* BEGIN *

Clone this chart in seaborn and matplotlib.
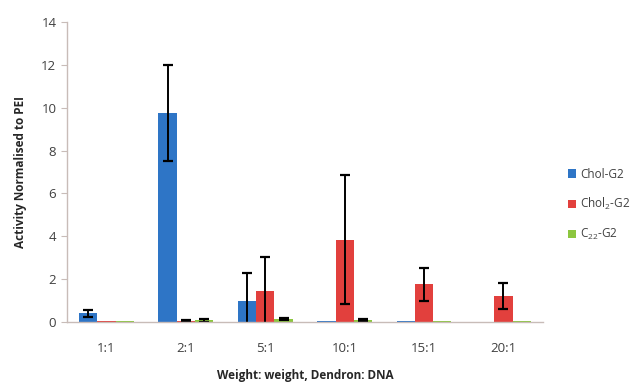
import pandas as pd
import numpy as np
import matplotlib
matplotlib.use("Agg")
import matplotlib.pyplot as plt
import seaborn as sns

# 데이터
ratios = ["1:1", "2:1", "5:1", "10:1", "15:1", "20:1"]
series = ["Chol-G2", "Chol$_2$-G2", "C$_{22}$-G2"]
chol_g2 = [0.40, 9.75, 1.00, 0.03, 0.03, 0.00]
chol_g2_err = [0.15, 2.25, 1.28, 0.00, 0.00, 0.00]
chol2_g2 = [0.03, 0.05, 1.45, 3.85, 1.75, 1.20]
chol2_g2_err = [0.00, 0.03, 1.58, 3.00, 0.75, 0.60]
c22_g2 = [0.03, 0.08, 0.12, 0.08, 0.03, 0.03]
c22_g2_err = [0.00, 0.06, 0.05, 0.05, 0.00, 0.00]

colors = ["#2E75C6", "#E2403D", "#8CC63F"]

values = [chol_g2, chol2_g2, c22_g2]
errors = [chol_g2_err, chol2_g2_err, c22_g2_err]

df = pd.DataFrame({
    "ratio": ratios * 3,
    "series": np.repeat(series, len(ratios)),
    "value": chol_g2 + chol2_g2 + c22_g2,
})

sns.set_style("white")
plt.rcParams["font.family"] = ["Open Sans", "DejaVu Sans"]
plt.rcParams["mathtext.fontset"] = "custom"
plt.rcParams["mathtext.rm"] = "Open Sans"
plt.rcParams["mathtext.it"] = "Open Sans"

fig = plt.figure(figsize=(6.36, 3.87), dpi=100)
ax = fig.add_axes([0.105, 0.168, 0.749, 0.775])

sns.barplot(
    data=df, x="ratio", y="value", hue="series",
    palette=colors, order=ratios, hue_order=series,
    width=0.69, gap=0.0, errorbar=None, saturation=1,
    linewidth=0, ax=ax,
)

# 에러바: 막대 위치에서 직접 계산, 0인 값은 생략
for cont, err in zip(ax.containers, errors):
    for p, e in zip(cont.patches, err):
        if e <= 0:
            continue
        ax.errorbar(p.get_x() + p.get_width() / 2, p.get_height(), yerr=e,
                    fmt="none", ecolor="black", elinewidth=1.4,
                    capsize=3.5, capthick=1.6)

ax.set_ylim(0, 14)
ax.set_yticks(range(0, 15, 2))
ax.set_xlim(-0.5, len(ratios) - 0.5)

for s in ["top", "right"]:
    ax.spines[s].set_visible(False)
for s in ["left", "bottom"]:
    ax.spines[s].set_color("#c8bcb8")
    ax.spines[s].set_linewidth(1.0)

ax.tick_params(axis="y", left=True, length=4, color="#c8bcb8",
               labelsize=9.5, labelcolor="#404040")
ax.tick_params(axis="x", bottom=False, labelsize=9.5, labelcolor="#404040", pad=11)

ax.set_xlabel("Weight: weight, Dendron: DNA", fontsize=8.5, fontweight="bold", labelpad=10)
ax.set_ylabel("Activity Normalised to PEI", fontsize=8.5, fontweight="bold", labelpad=10)

ax.legend(
    loc="center left", bbox_to_anchor=(1.03, 0.39), frameon=False,
    fontsize=8.5, handlelength=0.7, handleheight=0.7, handletextpad=0.3,
    labelspacing=1.3, labelcolor="#404040",
)

plt.savefig("out.png", dpi=100)
plt.close()
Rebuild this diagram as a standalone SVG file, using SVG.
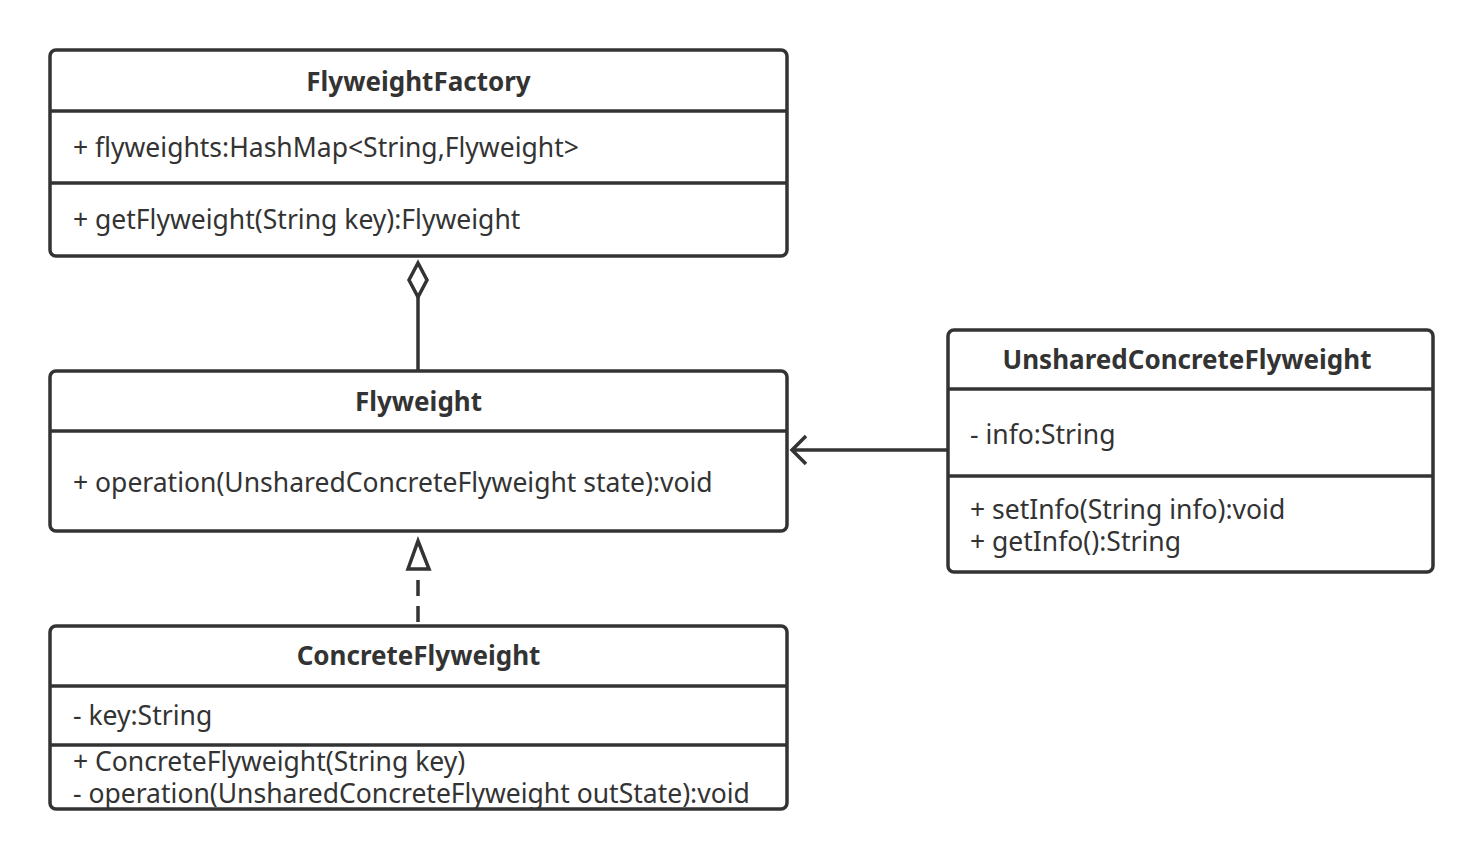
<svg xmlns="http://www.w3.org/2000/svg" width="1483" height="860" viewBox="0 0 1483 860">
<style>
.box{fill:#fff;stroke:#333;stroke-width:3.5}
.div{stroke:#333;stroke-width:3.5}
.t{font-family:"Noto Sans","Open Sans",sans-serif;font-size:26.5px;fill:#333}
.b{font-weight:bold;text-anchor:middle;font-size:26px}
.c{stroke:#333;stroke-width:3.5;fill:none}
</style>
<rect width="1483" height="860" fill="#fff"/>
<g id="FlyweightFactory">
<rect class="box" x="50" y="50" width="737" height="206" rx="6"/>
<line class="div" x1="50" y1="111" x2="787" y2="111"/>
<line class="div" x1="50" y1="183" x2="787" y2="183"/>
<text class="t b" x="418.5" y="91">FlyweightFactory</text>
<text class="t" x="73" y="157">+ flyweights:HashMap&lt;String,Flyweight&gt;</text>
<text class="t" x="73" y="229">+ getFlyweight(String key):Flyweight</text>
</g>
<g id="Flyweight">
<rect class="box" x="50" y="371" width="737" height="160" rx="6"/>
<line class="div" x1="50" y1="431" x2="787" y2="431"/>
<text class="t b" x="418.5" y="411">Flyweight</text>
<text class="t" x="73" y="492">+ operation(UnsharedConcreteFlyweight state):void</text>
</g>
<g id="ConcreteFlyweight">
<rect class="box" x="50" y="626" width="737" height="183" rx="6"/>
<line class="div" x1="50" y1="686" x2="787" y2="686"/>
<line class="div" x1="50" y1="745" x2="787" y2="745"/>
<text class="t b" x="418.5" y="665">ConcreteFlyweight</text>
<text class="t" x="73" y="725">- key:String</text>
<text class="t" x="73" y="771">+ ConcreteFlyweight(String key)</text>
<text class="t" x="73" y="803">- operation(UnsharedConcreteFlyweight outState):void</text>
</g>
<g id="UnsharedConcreteFlyweight">
<rect class="box" x="948" y="330" width="485" height="242" rx="6"/>
<line class="div" x1="948" y1="389" x2="1433" y2="389"/>
<line class="div" x1="948" y1="476" x2="1433" y2="476"/>
<text class="t b" x="1187" y="369">UnsharedConcreteFlyweight</text>
<text class="t" x="970" y="444">- info:String</text>
<text class="t" x="970" y="519">+ setInfo(String info):void</text>
<text class="t" x="970" y="551">+ getInfo():String</text>
</g>
<g id="connectors">
<path class="c" d="M418 297 L418 371"/>
<path class="c" d="M418 263 L427 280 L418 297 L409 280 Z"/>
<path class="c" d="M418 580 L418 626" stroke-dasharray="16 10"/>
<path class="c" d="M418 541 L429 569 L408 569 Z"/>
<path class="c" d="M948 450 L793 450"/>
<path class="c" d="M806 436 L792 450 L806 464"/>
</g>
</svg>
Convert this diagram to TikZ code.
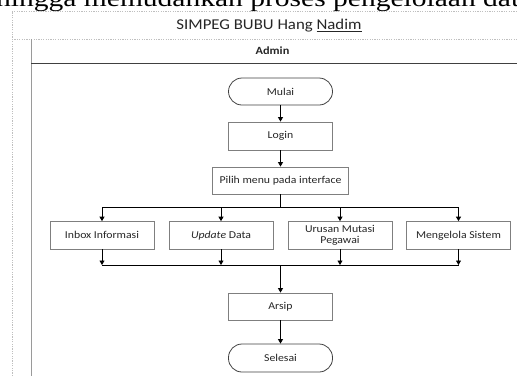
\documentclass[tikz,border=0pt]{standalone}
\usepackage{fontspec}
\setmainfont{Carlito}[FakeStretch=1.12]
\newfontfamily\topserif{Liberation Serif}[FakeStretch=1.23]
\usetikzlibrary{arrows.meta}
\definecolor{boxgray}{HTML}{7F7F7F}
\definecolor{dotgray}{HTML}{BFBFBF}
\definecolor{lanegray}{HTML}{9A9A9A}
\definecolor{txt}{HTML}{262626}
\tikzset{
  procbox/.style={draw=boxgray, line width=0.8pt, fill=white, minimum width=104pt, minimum height=27.5pt, inner sep=1pt, align=center, text=txt, font=\fontsize{10.5}{10.5}\selectfont},
  termbox/.style={procbox, draw=black!75, rounded corners=13.5pt},
  conn/.style={line width=0.8pt, draw=black},
  arr/.style={conn, -{Triangle[length=4.5pt,width=5pt]}},
  dotline/.style={draw=dotgray, line width=0.7pt, dash pattern=on 1.2pt off 1.2pt},
}
\begin{document}
\begin{tikzpicture}[x=1pt,y=-1pt]
\useasboundingbox (0,0) rectangle (517,376);
% cut-off text of the surrounding page
\node[anchor=base west, inner sep=0pt, font=\topserif\fontsize{24}{24}\selectfont] (toptext) at (-4,6) {hingga memudahkan proses pengelolaan data};
% pool frame
\coordinate (fa) at (12,11);
\coordinate (fb) at (517,11);
\coordinate (fc) at (12,39);
\coordinate (fd) at (517,39);
\coordinate (fe) at (12,376);
\draw[dotline] (fe) -- (fa) -- (fb);
\draw[dotline] (fc) -- (fd);
\node[text=txt, font=\fontsize{15}{15}\selectfont] (pool) at (269,25.5) {SIMPEG BUBU Hang \underline{Nadim}};
% lane
\coordinate (la) at (31,39);
\coordinate (lb) at (31,376);
\coordinate (lc) at (31,63);
\coordinate (ld) at (517,63);
\draw[draw=lanegray, line width=1pt] (la) -- (lb);
\draw[draw=black!75, line width=1pt] (lc) -- (ld);
\node[text=txt, font=\bfseries\fontsize{11}{11}\selectfont] (lane) at (272.5,51) {Admin};
% nodes
\node[termbox, minimum height=27pt] (mulai) at (280.5,91.5) {Mulai};
\node[procbox, minimum height=28pt] (login) at (280.5,136) {Login};
\node[procbox, minimum width=136pt, minimum height=27pt] (pilih) at (280.5,180.5) {Pilih menu pada interface};
\node[procbox] (inbox) at (102,235.3) {Inbox Informasi};
\node[procbox] (update) at (221,235.3) {\textit{Update} Data};
\node[procbox] (urusan) at (340,235.3) {Urusan Mutasi\\Pegawai};
\node[procbox] (meng) at (458.5,235.3) {Mengelola Sistem};
\node[procbox, minimum height=27pt] (arsip) at (280.5,306.5) {Arsip};
\node[termbox, minimum height=28pt] (selesai) at (280.5,358) {Selesai};
% connectors
\coordinate (br) at (280.5,207.7);
\coordinate (mg) at (280.5,265);
\draw[arr] (mulai) -- (login);
\draw[arr] (login) -- (pilih);
\draw[conn] (pilih) -- (br);
\draw[conn] (inbox |- br) -- (meng |- br);
\draw[arr] (inbox |- br) -- (inbox);
\draw[arr] (update |- br) -- (update);
\draw[arr] (urusan |- br) -- (urusan);
\draw[arr] (meng |- br) -- (meng);
\draw[arr] (inbox) -- (inbox |- mg);
\draw[arr] (update) -- (update |- mg);
\draw[arr] (urusan) -- (urusan |- mg);
\draw[arr] (meng) -- (meng |- mg);
\draw[conn] (inbox |- mg) -- (meng |- mg);
\draw[arr] (mg) -- (arsip);
\draw[arr] (arsip) -- (selesai);
\end{tikzpicture}
\end{document}
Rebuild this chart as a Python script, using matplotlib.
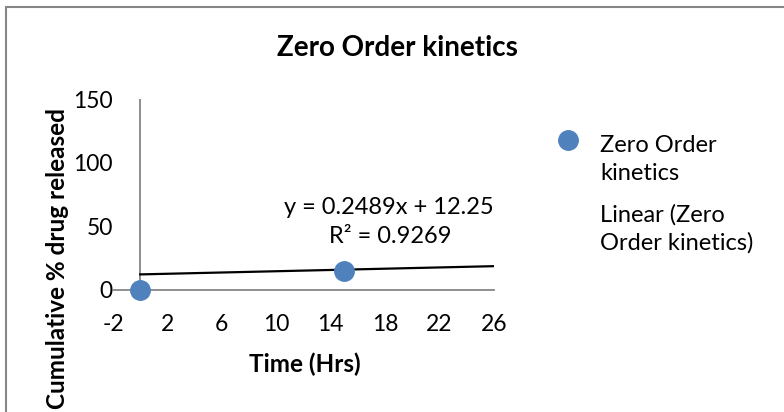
import matplotlib
matplotlib.use("Agg")
import matplotlib.pyplot as plt
from matplotlib.lines import Line2D
from matplotlib.patches import Rectangle
import numpy as np

plt.rcParams['font.family'] = ['Lato', 'DejaVu Sans']

# data
time_hrs = [0, 15]
released = [0, 14.6]
slope = 0.2489
intercept = 12.25
r_squared = 0.9269
x_ticks = [-2, 2, 6, 10, 14, 18, 22, 26]
y_ticks = [0, 50, 100, 150]

blue = '#4F81BD'
gray = '#868686'
W, H = 784, 412


def fx(px):
    return px / W


def fy(py):
    return 1 - py / H


fig = plt.figure(figsize=(7.84, 4.12), dpi=100)

# chart frame (cut at right and bottom, like the original)
fig.add_artist(Rectangle((fx(6), -0.1), 1.2, fy(7) + 0.1,
                         transform=fig.transFigure, fill=False,
                         edgecolor=gray, linewidth=1.5))

ax = fig.add_axes([fx(113), fy(290), 381 / W, 191 / H])
ax.set_xlim(x_ticks[0], x_ticks[-1])
ax.set_ylim(y_ticks[0], y_ticks[-1])
ax.set_xticks(x_ticks)
ax.set_yticks(y_ticks)
ax.set_xticklabels([str(t) for t in x_ticks])
ax.tick_params(axis='both', length=0, labelsize=16.5)
ax.tick_params(axis='x', pad=17)
ax.tick_params(axis='y', pad=0)
for side in ['top', 'right', 'left']:
    ax.spines[side].set_visible(False)
ax.spines['bottom'].set_color(gray)
ax.spines['bottom'].set_linewidth(1.3)
ax.axvline(0, color=gray, linewidth=1.3, zorder=1)

# linear trendline
xs = np.array([0, x_ticks[-1]])
ax.plot(xs, slope * xs + intercept, color='black', linewidth=1.6, zorder=2)

ax.plot(time_hrs, released, 'o', color=blue, markersize=14,
        clip_on=False, zorder=3)

fig.text(fx(388.5), fy(214), f"y = {slope}x + {intercept}", ha='center',
         va='baseline', fontsize=17)
fig.text(fx(390), fy(243), f"R² = {r_squared}", ha='center',
         va='baseline', fontsize=17)

fig.text(fx(397), fy(56), "Zero Order kinetics", ha='center',
         va='baseline', fontsize=20, fontweight='bold')
fig.text(fx(304.5), fy(372), "Time (Hrs)", ha='center', va='baseline',
         fontsize=17.5, fontweight='bold')
fig.text(fx(58), fy(108), "Cumulative % drug released", rotation=90,
         ha='center', va='top', fontsize=17.5, fontweight='bold')

# legend drawn by hand
fig.add_artist(Line2D([fx(568)], [fy(140)], marker='o', color=blue,
                      markersize=14, linestyle='none',
                      transform=fig.transFigure))
legend_lines = ["Zero Order", "kinetics", "Linear (Zero", "Order kinetics)"]
legend_base = [152, 180, 222, 250]
for txt, yy in zip(legend_lines, legend_base):
    fig.text(fx(600), fy(yy), txt, ha='left', va='baseline', fontsize=17)

fig.savefig("out.png", dpi=100)
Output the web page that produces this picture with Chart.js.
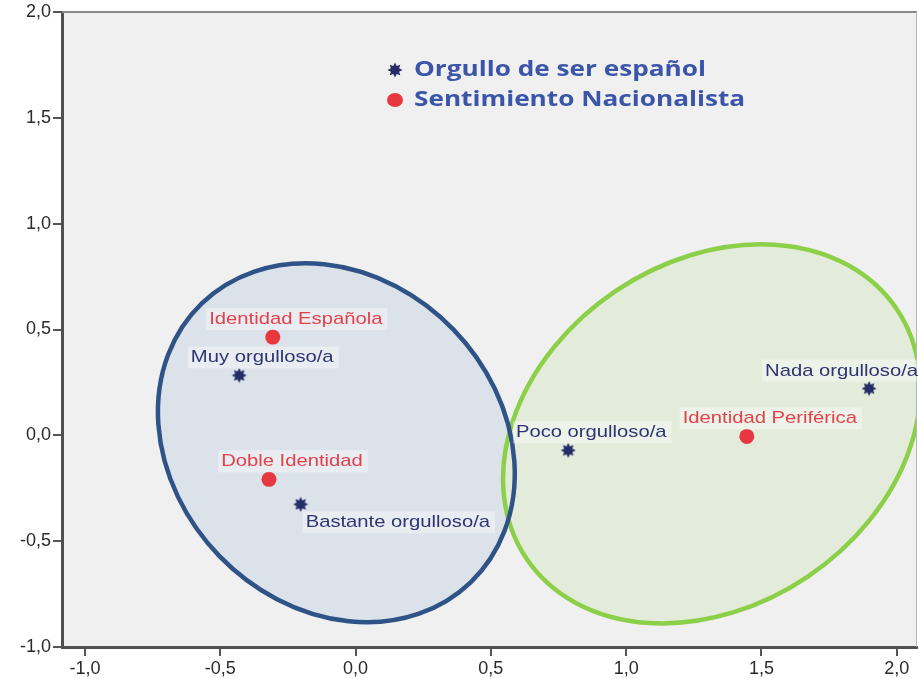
<!DOCTYPE html>
<html><head><meta charset="utf-8">
<style>html,body{margin:0;padding:0;background:#fff}canvas{display:block}</style>
<script src="https://cdn.jsdelivr.net/npm/chart.js@4.4.1/dist/chart.umd.min.js"></script>
</head><body>
<canvas id="c" width="918" height="679"></canvas>
<script>
// ---- data ----
const prideSeriesName = 'Orgullo de ser español';
const prideLabels = ['Muy orgulloso/a', 'Bastante orgulloso/a', 'Poco orgulloso/a', 'Nada orgulloso/a'];
const prideX = [-0.430, -0.203, 0.786, 1.898];
const prideY = [0.283, -0.326, -0.071, 0.221];

const identitySeriesName = 'Sentimiento Nacionalista';
const identityLabels = ['Identidad Española', 'Doble Identidad', 'Identidad Periférica'];
const identityX = [-0.306, -0.320, 1.446];
const identityY = [0.464, -0.208, -0.005];

const xTickValues = [-1.0, -0.5, 0.0, 0.5, 1.0, 1.5, 2.0];
const yTickValues = [-1.0, -0.5, 0.0, 0.5, 1.0, 1.5, 2.0];

// group ellipses (data units; radii in x-units, angle in degrees)
const groupCenterX = [-0.071, 1.316];
const groupCenterY = [-0.035, 0.007];
const groupRadiusA = [0.716, 0.825];
const groupRadiusB = [0.602, 0.636];
const groupAngle = [46, -34];

// ---- styles ----
const pridePlacement = ['above', 'below', 'above', 'above'];
const identityPlacement = ['above', 'above', 'above'];
const NAVY = '#252c66';
const RED = '#e8383f';
const groupStroke = ['#2f5387', '#8ccf48'];
const groupFill = ['#dce2ea', 'rgba(226,236,216,0.92)'];

function makeStar(color) {
  const c = document.createElement('canvas');
  c.width = 18; c.height = 18;
  const g = c.getContext('2d');
  g.fillStyle = color;
  g.beginPath();
  const n = 8;
  for (let k = 0; k < n * 2; k++) {
    const r = (k % 2 === 0) ? 7.5 : 4.4;
    const a = -Math.PI / 2 + k * Math.PI / n;
    const px = 9 + r * Math.cos(a), py = 9 + r * Math.sin(a);
    if (k === 0) g.moveTo(px, py); else g.lineTo(px, py);
  }
  g.closePath();
  g.fill();
  return c;
}
const starImg = makeStar(NAVY);

const fmt = v => v.toFixed(1).replace('.', ',');
const zip = (xs, ys) => xs.map((x, i) => ({x: x, y: ys[i]}));

const bgPlugin = {
  id: 'bg',
  beforeDraw(chart) {
    const {ctx, chartArea: a} = chart;
    ctx.save();
    ctx.fillStyle = '#f0f0f0';
    ctx.fillRect(a.left, a.top, a.right - a.left, a.bottom - a.top);
    ctx.restore();
  },
  beforeDatasetsDraw(chart) {
    const {ctx, chartArea: a, scales} = chart;
    const xs = scales.x, ys = scales.y;
    ctx.save();
    ctx.beginPath();
    ctx.rect(a.left, a.top, a.right - a.left, a.bottom - a.top);
    ctx.clip();
    const geo = groupCenterX.map((cx, i) => ({
      x: xs.getPixelForValue(cx),
      y: ys.getPixelForValue(groupCenterY[i]),
      ra: xs.getPixelForValue(cx + groupRadiusA[i]) - xs.getPixelForValue(cx),
      rb: xs.getPixelForValue(cx + groupRadiusB[i]) - xs.getPixelForValue(cx),
      rot: groupAngle[i] * Math.PI / 180
    }));
    geo.forEach((g, i) => {
      ctx.beginPath();
      ctx.ellipse(g.x, g.y, g.ra, g.rb, g.rot, 0, Math.PI * 2);
      ctx.fillStyle = groupFill[i];
      ctx.fill();
    });
    [1, 0].forEach(i => {
      const g = geo[i];
      ctx.beginPath();
      ctx.ellipse(g.x, g.y, g.ra, g.rb, g.rot, 0, Math.PI * 2);
      ctx.strokeStyle = groupStroke[i];
      ctx.lineWidth = 4.5;
      ctx.stroke();
    });
    ctx.restore();
    // top/right frame
    ctx.save();
    ctx.strokeStyle = '#8a8a8a';
    ctx.lineWidth = 2;
    ctx.beginPath(); ctx.moveTo(a.left, a.top); ctx.lineTo(a.right, a.top); ctx.stroke();
    ctx.strokeStyle = '#b5b5b5';
    ctx.lineWidth = 1;
    ctx.beginPath(); ctx.moveTo(a.right - 0.5, a.top); ctx.lineTo(a.right - 0.5, a.bottom); ctx.stroke();
    ctx.restore();
  },
  afterDatasetsDraw(chart) {
    const {ctx, chartArea: a} = chart;
    const SX = 1.19;
    ctx.save();
    ctx.font = '17px "Liberation Sans", Arial, sans-serif';
    ctx.textBaseline = 'alphabetic';
    chart.data.datasets.forEach((ds, di) => {
      const meta = chart.getDatasetMeta(di);
      meta.data.forEach((el, i) => {
        const text = ds.pointLabels[i];
        const w = ctx.measureText(text).width * SX;
        let left, base;
        if (ds.placement[i] === 'below') { left = el.x + 5; base = el.y + 23; }
        else { left = el.x + 23 - w / 2; base = el.y - 13; }
        if (left + w > a.right + 1) left = a.right + 1 - w;
        ctx.fillStyle = 'rgba(255,255,255,0.38)';
        ctx.fillRect(left - 3, base - 16, w + 8, 22);
        ctx.fillStyle = ds.labelColor;
        ctx.save();
        ctx.translate(left, base);
        ctx.scale(SX, 1);
        ctx.fillText(text, 0, 0);
        ctx.restore();
      });
    });
    // legend
    ctx.font = 'bold 22px "Open Sans", "Noto Sans", sans-serif';
    const lsx = 292 / ctx.measureText(prideSeriesName).width;
    const rows = [
      {name: chart.data.datasets[0].label, marker: 'star', y: 76, my: 70},
      {name: chart.data.datasets[1].label, marker: 'dot', y: 106, my: 100}
    ];
    rows.forEach(r => {
      if (r.marker === 'star') ctx.drawImage(starImg, 395 - 9, r.my - 9);
      else {
        ctx.beginPath();
        ctx.ellipse(395, r.my, 8, 7, 0, 0, Math.PI * 2);
        ctx.fillStyle = RED; ctx.fill();
      }
      ctx.fillStyle = '#3b55a8';
      ctx.save();
      ctx.translate(414, r.y);
      ctx.scale(lsx, 1);
      ctx.fillText(r.name, 0, 0);
      ctx.restore();
    });
    ctx.restore();
  }
};

const axisCommon = {
  type: 'linear',
  grid: {drawOnChartArea: false, drawTicks: true, tickLength: 9, color: '#555', lineWidth: 2},
  border: {display: true, color: '#505050', width: 3},
  ticks: {
    font: {family: '"Liberation Sans", Arial, sans-serif', size: 18},
    color: '#2a2a2a',
    padding: 2,
    includeBounds: false,
    callback: v => fmt(v)
  }
};

new Chart(document.getElementById('c'), {
  type: 'scatter',
  data: {
    datasets: [
      {
        label: prideSeriesName,
        data: zip(prideX, prideY),
        pointStyle: starImg,
        pointRadius: 8,
        pointHoverRadius: 8,
        backgroundColor: NAVY,
        borderColor: NAVY,
        pointLabels: prideLabels,
        placement: pridePlacement,
        labelColor: '#2e3573'
      },
      {
        label: identitySeriesName,
        data: zip(identityX, identityY),
        pointStyle: 'circle',
        pointRadius: 7.5,
        pointHoverRadius: 7.5,
        backgroundColor: RED,
        borderColor: RED,
        borderWidth: 0,
        pointLabels: identityLabels,
        placement: identityPlacement,
        labelColor: '#e5414b'
      }
    ]
  },
  options: {
    responsive: false,
    devicePixelRatio: 1,
    animation: false,
    layout: {autoPadding: false, padding: {top: 12, right: 1, left: 0, bottom: 0}},
    plugins: {legend: {display: false}, tooltip: {enabled: false}},
    scales: {
      x: Object.assign({}, axisCommon, {
        min: -1.085, max: 2.075,
        afterBuildTicks: s => { s.ticks = xTickValues.map(v => ({value: v})); },
        afterFit: s => { s.height = 32; s.paddingLeft = 0; s.paddingRight = 0; }
      }),
      y: Object.assign({}, axisCommon, {
        min: -1.0, max: 2.0,
        afterBuildTicks: s => { s.ticks = yTickValues.map(v => ({value: v})); },
        afterFit: s => { s.width = 62; s.paddingTop = 0; s.paddingBottom = 0; }
      })
    }
  },
  plugins: [bgPlugin]
});
</script>
</body></html>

* END *

DIRECTIVE:
Leave the pictures out, and transcribe exactly the lines above starting at the one that contains "Output the web" and ending at the one that contains "const prideY = [0.283, -0.326, -0.071, 0.221];".

RESULT FOR THIS EXERCISE:
Output the web page that produces this picture with Chart.js.
<!DOCTYPE html>
<html><head><meta charset="utf-8">
<style>html,body{margin:0;padding:0;background:#fff}canvas{display:block}</style>
<script src="https://cdn.jsdelivr.net/npm/chart.js@4.4.1/dist/chart.umd.min.js"></script>
</head><body>
<canvas id="c" width="918" height="679"></canvas>
<script>
// ---- data ----
const prideSeriesName = 'Orgullo de ser español';
const prideLabels = ['Muy orgulloso/a', 'Bastante orgulloso/a', 'Poco orgulloso/a', 'Nada orgulloso/a'];
const prideX = [-0.430, -0.203, 0.786, 1.898];
const prideY = [0.283, -0.326, -0.071, 0.221];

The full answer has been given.